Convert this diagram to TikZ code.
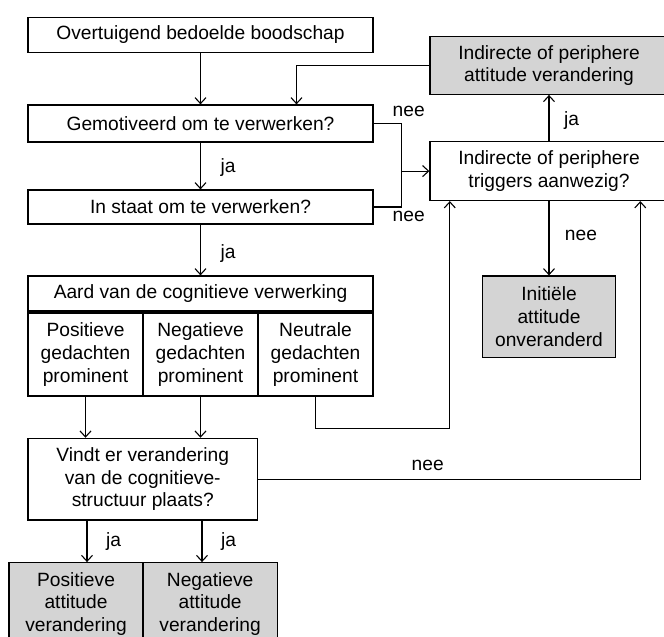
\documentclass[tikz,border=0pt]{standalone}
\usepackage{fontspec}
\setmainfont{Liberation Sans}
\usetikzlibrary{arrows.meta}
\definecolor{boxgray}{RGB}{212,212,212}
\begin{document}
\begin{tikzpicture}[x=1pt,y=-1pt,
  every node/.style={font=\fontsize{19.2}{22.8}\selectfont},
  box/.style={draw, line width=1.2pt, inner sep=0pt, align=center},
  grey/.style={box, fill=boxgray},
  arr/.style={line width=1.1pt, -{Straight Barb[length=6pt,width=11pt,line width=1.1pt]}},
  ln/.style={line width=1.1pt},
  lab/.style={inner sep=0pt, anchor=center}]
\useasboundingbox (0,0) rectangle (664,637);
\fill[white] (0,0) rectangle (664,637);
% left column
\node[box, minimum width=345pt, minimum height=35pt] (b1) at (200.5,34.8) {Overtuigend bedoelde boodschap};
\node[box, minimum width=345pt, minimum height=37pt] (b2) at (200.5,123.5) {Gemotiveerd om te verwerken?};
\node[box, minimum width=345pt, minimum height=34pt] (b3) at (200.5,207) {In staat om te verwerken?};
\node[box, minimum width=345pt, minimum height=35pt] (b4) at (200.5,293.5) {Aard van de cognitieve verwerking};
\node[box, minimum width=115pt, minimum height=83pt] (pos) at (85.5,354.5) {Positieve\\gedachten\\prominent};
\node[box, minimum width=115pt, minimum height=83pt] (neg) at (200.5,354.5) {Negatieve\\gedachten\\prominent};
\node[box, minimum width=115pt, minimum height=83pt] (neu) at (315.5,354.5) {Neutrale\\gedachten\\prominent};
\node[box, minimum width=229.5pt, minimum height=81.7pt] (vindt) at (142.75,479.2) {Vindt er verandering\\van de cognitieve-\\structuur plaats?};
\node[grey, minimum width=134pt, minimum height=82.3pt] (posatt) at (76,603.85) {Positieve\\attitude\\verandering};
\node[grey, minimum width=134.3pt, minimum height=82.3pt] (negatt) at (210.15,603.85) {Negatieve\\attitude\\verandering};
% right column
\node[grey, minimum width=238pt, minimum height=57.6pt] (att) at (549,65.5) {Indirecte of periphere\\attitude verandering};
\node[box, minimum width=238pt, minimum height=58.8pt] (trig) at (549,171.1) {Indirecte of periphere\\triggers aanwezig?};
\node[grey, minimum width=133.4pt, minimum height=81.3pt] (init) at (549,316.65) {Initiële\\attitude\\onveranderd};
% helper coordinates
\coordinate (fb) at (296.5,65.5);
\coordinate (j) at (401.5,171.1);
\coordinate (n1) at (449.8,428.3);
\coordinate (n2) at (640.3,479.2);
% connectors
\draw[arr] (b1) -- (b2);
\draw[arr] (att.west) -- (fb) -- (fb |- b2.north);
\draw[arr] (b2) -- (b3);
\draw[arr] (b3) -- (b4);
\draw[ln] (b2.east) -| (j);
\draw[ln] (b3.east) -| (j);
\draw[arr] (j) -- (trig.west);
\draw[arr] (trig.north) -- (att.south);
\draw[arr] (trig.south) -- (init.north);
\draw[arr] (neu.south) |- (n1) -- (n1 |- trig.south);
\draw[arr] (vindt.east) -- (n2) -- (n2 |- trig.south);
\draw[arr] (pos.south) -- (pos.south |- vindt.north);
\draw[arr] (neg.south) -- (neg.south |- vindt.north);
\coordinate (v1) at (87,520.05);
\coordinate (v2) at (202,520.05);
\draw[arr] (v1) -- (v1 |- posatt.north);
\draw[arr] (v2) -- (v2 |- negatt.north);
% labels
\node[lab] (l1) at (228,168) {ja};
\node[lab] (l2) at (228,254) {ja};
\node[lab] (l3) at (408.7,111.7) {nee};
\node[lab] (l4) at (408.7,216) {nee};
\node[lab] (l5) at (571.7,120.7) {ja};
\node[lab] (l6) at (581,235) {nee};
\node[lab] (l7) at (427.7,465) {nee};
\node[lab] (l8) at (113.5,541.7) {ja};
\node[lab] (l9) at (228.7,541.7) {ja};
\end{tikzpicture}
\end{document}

**Exercise directions:** The data should be printed again unchanged; leave its pictures out.

**The output:**
Convert this diagram to TikZ code.
\documentclass[tikz,border=0pt]{standalone}
\usepackage{fontspec}
\setmainfont{Liberation Sans}
\usetikzlibrary{arrows.meta}
\definecolor{boxgray}{RGB}{212,212,212}
\begin{document}
\begin{tikzpicture}[x=1pt,y=-1pt,
  every node/.style={font=\fontsize{19.2}{22.8}\selectfont},
  box/.style={draw, line width=1.2pt, inner sep=0pt, align=center},
  grey/.style={box, fill=boxgray},
  arr/.style={line width=1.1pt, -{Straight Barb[length=6pt,width=11pt,line width=1.1pt]}},
  ln/.style={line width=1.1pt},
  lab/.style={inner sep=0pt, anchor=center}]
\useasboundingbox (0,0) rectangle (664,637);
\fill[white] (0,0) rectangle (664,637);
% left column
\node[box, minimum width=345pt, minimum height=35pt] (b1) at (200.5,34.8) {Overtuigend bedoelde boodschap};
\node[box, minimum width=345pt, minimum height=37pt] (b2) at (200.5,123.5) {Gemotiveerd om te verwerken?};
\node[box, minimum width=345pt, minimum height=34pt] (b3) at (200.5,207) {In staat om te verwerken?};
\node[box, minimum width=345pt, minimum height=35pt] (b4) at (200.5,293.5) {Aard van de cognitieve verwerking};
\node[box, minimum width=115pt, minimum height=83pt] (pos) at (85.5,354.5) {Positieve\\gedachten\\prominent};
\node[box, minimum width=115pt, minimum height=83pt] (neg) at (200.5,354.5) {Negatieve\\gedachten\\prominent};
\node[box, minimum width=115pt, minimum height=83pt] (neu) at (315.5,354.5) {Neutrale\\gedachten\\prominent};
\node[box, minimum width=229.5pt, minimum height=81.7pt] (vindt) at (142.75,479.2) {Vindt er verandering\\van de cognitieve-\\structuur plaats?};
\node[grey, minimum width=134pt, minimum height=82.3pt] (posatt) at (76,603.85) {Positieve\\attitude\\verandering};
\node[grey, minimum width=134.3pt, minimum height=82.3pt] (negatt) at (210.15,603.85) {Negatieve\\attitude\\verandering};
% right column
\node[grey, minimum width=238pt, minimum height=57.6pt] (att) at (549,65.5) {Indirecte of periphere\\attitude verandering};
\node[box, minimum width=238pt, minimum height=58.8pt] (trig) at (549,171.1) {Indirecte of periphere\\triggers aanwezig?};
\node[grey, minimum width=133.4pt, minimum height=81.3pt] (init) at (549,316.65) {Initiële\\attitude\\onveranderd};
% helper coordinates
\coordinate (fb) at (296.5,65.5);
\coordinate (j) at (401.5,171.1);
\coordinate (n1) at (449.8,428.3);
\coordinate (n2) at (640.3,479.2);
% connectors
\draw[arr] (b1) -- (b2);
\draw[arr] (att.west) -- (fb) -- (fb |- b2.north);
\draw[arr] (b2) -- (b3);
\draw[arr] (b3) -- (b4);
\draw[ln] (b2.east) -| (j);
\draw[ln] (b3.east) -| (j);
\draw[arr] (j) -- (trig.west);
\draw[arr] (trig.north) -- (att.south);
\draw[arr] (trig.south) -- (init.north);
\draw[arr] (neu.south) |- (n1) -- (n1 |- trig.south);
\draw[arr] (vindt.east) -- (n2) -- (n2 |- trig.south);
\draw[arr] (pos.south) -- (pos.south |- vindt.north);
\draw[arr] (neg.south) -- (neg.south |- vindt.north);
\coordinate (v1) at (87,520.05);
\coordinate (v2) at (202,520.05);
\draw[arr] (v1) -- (v1 |- posatt.north);
\draw[arr] (v2) -- (v2 |- negatt.north);
% labels
\node[lab] (l1) at (228,168) {ja};
\node[lab] (l2) at (228,254) {ja};
\node[lab] (l3) at (408.7,111.7) {nee};
\node[lab] (l4) at (408.7,216) {nee};
\node[lab] (l5) at (571.7,120.7) {ja};
\node[lab] (l6) at (581,235) {nee};
\node[lab] (l7) at (427.7,465) {nee};
\node[lab] (l8) at (113.5,541.7) {ja};
\node[lab] (l9) at (228.7,541.7) {ja};
\end{tikzpicture}
\end{document}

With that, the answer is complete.